Cela veut dire qu'il y avait déjà une surveillance importante sur les Ouïgours à l'étranger, s’étonne Vanessa Frangville.


Ce qui est inquiétant parce que ce sont des citoyens non chinois, ce sont des citoyens canadiens, turcs. Déjà, on commence à identifier les dates auxquelles les visas expirent, auxquelles les passeports expirent, ajoute-t-elle


Une ville fantôme


Malgré la présence incontournable de policiers, Raziya Mahmut a voulu marcher une dernière fois dans les rues de la ville où elle a grandi. Ses quartiers, autrefois occupés et animés, étaient déserts.


Sa soeur et elle étaient les seules dans un marché qui aurait été normalement bondé de Ouïgours. Où sont les gens?, lui a-t-elle demandé.

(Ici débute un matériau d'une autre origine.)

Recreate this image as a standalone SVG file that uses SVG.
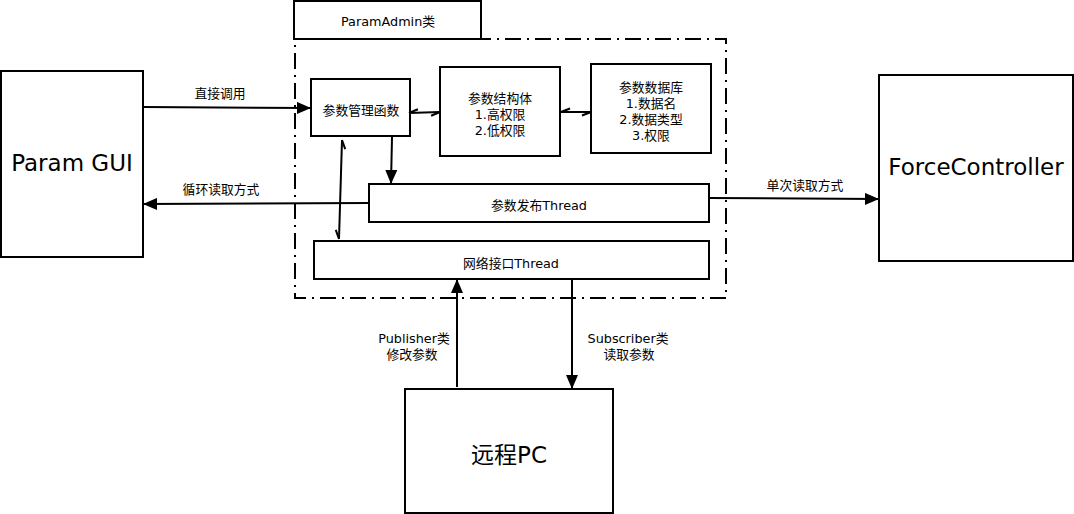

Elle m’a répondu que beaucoup étaient disparus et qu’on ne savait pas où ils étaient. Elle m’a dit que ma meilleure amie aussi était disparue, raconte Raziya Mahmut.


Lors de son voyage, en 2017, on ignorait encore l’existence de camps d’internement où un grand nombre de Ouïgours – particulièrement des hommes – étaient secrètement envoyés.


Selon l’ONU, plus d’un million d’entre eux se sont retrouvés dans ces camps d’internement et d’endoctrinement, séparant des familles pendant des mois, voire des années.


De faux proches


Des fidèles sortent d'une église au Xinjiang.

Les documents révèlent également que la Chine remplace les membres d'une famille par des Chinois de l’ethnie majoritaire Han.


Photo : Getty Images / GREG BAKER




En plus de la surveillance électronique, la Chine a mis sur pied un programme appelé faire famille, où des Chinois de l’ethnie majoritaire Han sont envoyés dans des familles ouïgoures.


On vous enlève des membres de votre famille réelle qui disparaissent du jour au lendemain [dans les camps], surtout des hommes, et on vous les remplace en quelque sorte par des membres de familles qu'on a créés de toutes pièces, explique Vanessa Frangville.


On vous dit : “c'est votre grand frère, c'est votre oncle” et on dit aux enfants qu’il faut appeler cette dame tante, qu’il faut appeler ce monsieur oncle et donc on les intègre à la famille, explique-t-elle.


Ce programme de surveillance permet aux autorités de repérer tout acte subversif potentiel tout en propageant l’idéologie du Parti communiste. La Chine a envoyé ainsi un million de Chinois Han dans des foyers ouïgours.


Couper les ponts


La présence de Raziya Mahmut à Yining était devenue insoutenable pour sa famille en raison de l’attention qu’elle attirait sur eux. Après cinq jours en Chine, sa soeur l’a implorée de devancer son retour au Canada malgré l’état de santé de leur père.


Le simple fait d’être en contact avec de la famille à l’étranger peut suffire pour être envoyé dans des camps, explique Vanessa Frangville.



Beaucoup de familles prennent l'initiative de couper les ponts avec les membres de leur famille qui vivent à l'étranger par peur d'être internés.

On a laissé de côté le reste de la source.